Arizona Licensing Workflow to Verify Before You Schedule
Before you schedule the exam, verify every step in the Arizona licensing workflow against the current state agency or testing vendor instructions. Use the article above for orientation, then confirm the current version of the candidate handbook, application portal, education certificate process, identification rules, and score-report policy. State real estate programs change forms and portal steps more often than they change core property law, so do not rely on an old school handout for the last administrative details.
A practical workflow looks like this. First, finish the required pre-license education and keep your completion documentation where you can find it. Second, confirm whether your exam authorization is automatic or requires a separate application step. Third, check whether the testing vendor requires a legal name match with your government ID. Fourth, decide whether you are testing both portions in one sitting or retesting a failed portion.

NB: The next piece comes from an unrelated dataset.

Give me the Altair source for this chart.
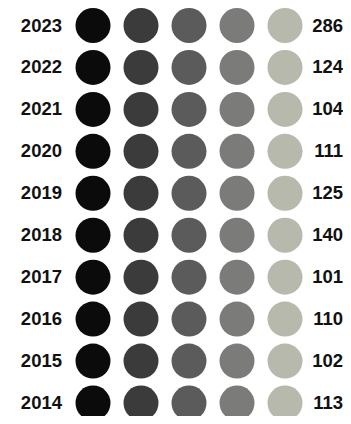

Fifth, confirm what happens after passing: license application, broker sponsorship, background review, fee payment, and any post-license or continuing education deadlines.
That order matters because candidates often prepare for the content but lose days to process errors. A mismatched name, expired authorization, missing education certificate, or misunderstanding about broker sponsorship can delay a license even after a passing score. Add a calendar reminder for every expiration date mentioned in your candidate materials. If your passed score, education certificate, or application window expires, you may have to repeat work that was already finished.
Split Your Prep Between National Concepts and Arizona Rules
Most real estate exams reward candidates who can move back and forth between national principles and state-specific administration. Your national prep should answer questions such as: What kind of ownership interest exists? Which party owes which fiduciary duty? What makes a contract enforceable? How is title transferred? What financing rule applies? What calculation is needed? Your Arizona prep should answer a different set of questions: Who regulates the license? What must be disclosed? What conduct can trigger discipline? What forms or notices are required? What deadlines, fees, or renewal duties apply?
Do not blend those two tracks too early. Spend part of each study session on national concepts and part on Arizona rules, but review mistakes in separate lists. A missed agency question because you forgot obedience, loyalty, disclosure, confidentiality, accounting, and reasonable care is different from a missed state-law question because you confused the regulator, renewal period, or required disclosure. Separate error logs make your next study block much more precise.
For math, keep a compact formula page and practice under time. Real estate math is often more predictable than legal scenario questions, but it punishes sloppy reading. Circle what the question is asking for before calculating: commission amount, broker split, property tax, proration, loan-to-value, interest, area, or capitalization. Then write the units next to the answer. Many wrong choices are built from a correct formula applied to the wrong time period, percentage, or party.
Exam-Day Strategy for Arizona Candidates
On test day, read each question as if one word was placed there to change the answer. Words such as except, first, best, most likely, must, may, before, after, seller, buyer, broker, salesperson, and licensee are common traps. If a question gives a long fact pattern, identify the legal issue before looking at the answers. If you read the answers first, a familiar phrase can pull you toward a rule that does not match the facts.
Use a three-pass timing system. On the first pass, answer questions you can resolve confidently. On the second pass, return to marked questions that require calculation, close reading, or comparison between two plausible answers. On the final pass, make sure no item is blank and revisit only the questions where you have a specific reason to change an answer. Changing answers because of anxiety usually hurts more than it helps; changing an answer because you found a missed word in the stem is different.
If your exam has separate national and state portions, mentally reset between them. A state portion may test rules that override your general instincts from national law. A national portion may ask broad principles without using Arizona terminology. Treat each portion as its own scoring event and keep your pace aligned to the number of questions and time allowed for that section.
What to Do If Your Practice Scores Stall
If your practice scores stay below passing, stop taking full-length exams for a few days and audit your misses. Label each wrong answer as vocabulary, rule, application, math, state-specific detail, or reading error. Vocabulary misses need flashcards. Rule misses need a short outline. Application misses need scenario practice. Math misses need repeated setup drills. Reading errors need slower question review, not more content.
A strong final week is not about seeing the most questions. It is about seeing your weak patterns until they stop repeating. Rework every missed question without looking at the explanation, then write one sentence explaining why the correct answer is better than the tempting wrong answer. That sentence is where learning happens. If you cannot write it, return to the underlying rule before moving on.